The map shows the approximate division of England when war broke out in August 1642.

map showing the approximate division of England when war broke out in August 1642

Parliament seemed to have the advantages from the beginning. It controlled London, with its power and wealth, and the richest regions of the kingdom: the South and East Anglia. It controlled the ports and the navy, thereby preventing the king from getting help from abroad. Many Roundheads were rich merchants and could pay for complete regiments out of their own pockets. Areas loyal to the king, such as the West Country and the North, were poorer. They could provide men but not much money.

Strangely, both sides claimed to be fighting for the king! Initially, Parliament simply wanted to defeat the king's army and leave the king on the throne to rule as it considered a king should rule. The Royalists fought for the king whether he was right or wrong in his political struggles.

England had seen no real fighting since the end of the War of the Roses in 1485. Since England possessed a powerful navy, it did not need a standing army. Armies were only raised in time of war. Charles only had 300 infantrymen when he declared war on Parliament. He did have the support of his nephew, Prince Rupert (son of Frederick of Bohemia), however, and Rupert commanded 800 cavalrymen.

Few officers on either side were experienced soldiers, although some had fought in the Thirty Years War. Foot soldiers were either pikemen, who carried a five metre pike with a metal tip, or musketeers who carried a muzzle-loading musket.

Cavalrymen carried pistols and swords and enjoyed charging from the flanks (sides) straight into the enemy. Dragoons were really infantrymen on horseback since they dismounted to fight. The cavalry, when they were not charging the enemy, were kept busy spying on the opposite side, attacking supply trains, capturing bridges and taking prisoners to obtain information.

Artillery was not very important in battle since the guns were old and difficult to move. Artillery was more valuable in fixed sieges.

Most people simply wanted to avoid fighting. In Cornwall, one village set up its own militia to fight either side should it be disturbed.

One of the biggest problems for both sides was supplying food to the soldiers. England was sparsely populated and villages did not have very big reserves of food or fodder for horses.

Soldiers received cheese and biscuits to survive on. Good grass for the horses was only to be found in summer; this, plus the appalling state of the roads in winter, meant that campaigns could only be fought in summer.

Edgehill

In October 1642 the king's army began to march on London. It was commanded by the 23 years-old Prince Rupert.

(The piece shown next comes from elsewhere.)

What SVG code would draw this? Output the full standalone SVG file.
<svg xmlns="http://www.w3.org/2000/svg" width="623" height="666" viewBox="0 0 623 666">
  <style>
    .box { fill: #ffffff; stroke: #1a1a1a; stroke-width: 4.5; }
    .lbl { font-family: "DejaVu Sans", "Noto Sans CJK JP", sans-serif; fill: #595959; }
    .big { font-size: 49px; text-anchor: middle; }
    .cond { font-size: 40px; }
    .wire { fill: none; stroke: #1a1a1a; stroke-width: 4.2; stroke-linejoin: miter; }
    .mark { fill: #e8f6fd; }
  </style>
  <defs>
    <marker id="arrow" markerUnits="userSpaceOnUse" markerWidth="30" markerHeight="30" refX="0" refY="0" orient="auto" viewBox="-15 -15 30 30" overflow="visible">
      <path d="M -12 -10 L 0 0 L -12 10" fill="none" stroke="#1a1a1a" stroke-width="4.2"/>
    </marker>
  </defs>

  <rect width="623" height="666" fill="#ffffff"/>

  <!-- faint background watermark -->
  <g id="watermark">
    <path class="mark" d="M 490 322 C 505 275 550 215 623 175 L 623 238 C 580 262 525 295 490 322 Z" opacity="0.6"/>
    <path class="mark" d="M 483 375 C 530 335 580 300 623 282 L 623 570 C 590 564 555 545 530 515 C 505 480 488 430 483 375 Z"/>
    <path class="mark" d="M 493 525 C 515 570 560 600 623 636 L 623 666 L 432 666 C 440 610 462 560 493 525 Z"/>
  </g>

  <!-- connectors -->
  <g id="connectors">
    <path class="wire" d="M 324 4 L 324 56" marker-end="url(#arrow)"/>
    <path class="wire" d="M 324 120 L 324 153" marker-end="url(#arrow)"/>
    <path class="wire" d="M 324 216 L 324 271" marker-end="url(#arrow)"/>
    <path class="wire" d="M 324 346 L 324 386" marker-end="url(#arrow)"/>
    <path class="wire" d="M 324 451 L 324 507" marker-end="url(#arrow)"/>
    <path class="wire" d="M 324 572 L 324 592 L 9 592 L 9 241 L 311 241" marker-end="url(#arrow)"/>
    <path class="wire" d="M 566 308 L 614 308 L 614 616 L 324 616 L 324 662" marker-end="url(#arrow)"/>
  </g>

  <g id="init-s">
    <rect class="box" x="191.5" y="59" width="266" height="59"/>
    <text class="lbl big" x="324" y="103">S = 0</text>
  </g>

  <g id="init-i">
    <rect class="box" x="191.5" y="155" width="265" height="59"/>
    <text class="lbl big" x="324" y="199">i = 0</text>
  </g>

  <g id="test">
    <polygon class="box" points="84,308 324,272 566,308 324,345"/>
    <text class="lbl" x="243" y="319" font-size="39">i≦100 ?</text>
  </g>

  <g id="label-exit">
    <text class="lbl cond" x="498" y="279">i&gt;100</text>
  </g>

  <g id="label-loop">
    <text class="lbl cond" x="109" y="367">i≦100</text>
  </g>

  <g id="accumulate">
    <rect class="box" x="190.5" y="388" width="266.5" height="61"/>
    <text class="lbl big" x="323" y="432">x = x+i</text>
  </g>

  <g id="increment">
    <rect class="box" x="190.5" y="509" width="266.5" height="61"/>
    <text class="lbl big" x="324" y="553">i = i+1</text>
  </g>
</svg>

At Edgehill, near Birmingham, they met a Parliamentary army.

Rupert's cavalry charge was so terrifying that the Parliamentary forces ran for fourteen kilometres. The legend of Rupert was born. He was said to move faster than the wind, that bullets could not hurt him and that he was a "friend of the Devil". He had a little white dog called "Boy" who ran beside his horse. He was said to be on good terms with the Devil also. ("Boy" was finally killed at Marston Moor two years later, to the delight of the Puritan soldiers.)

Edgehill was a crushing defeat for the unprepared Parliamentary forces and one of its officers, Oliver Cromwell, was determined to make sure such a rout would never be repeated.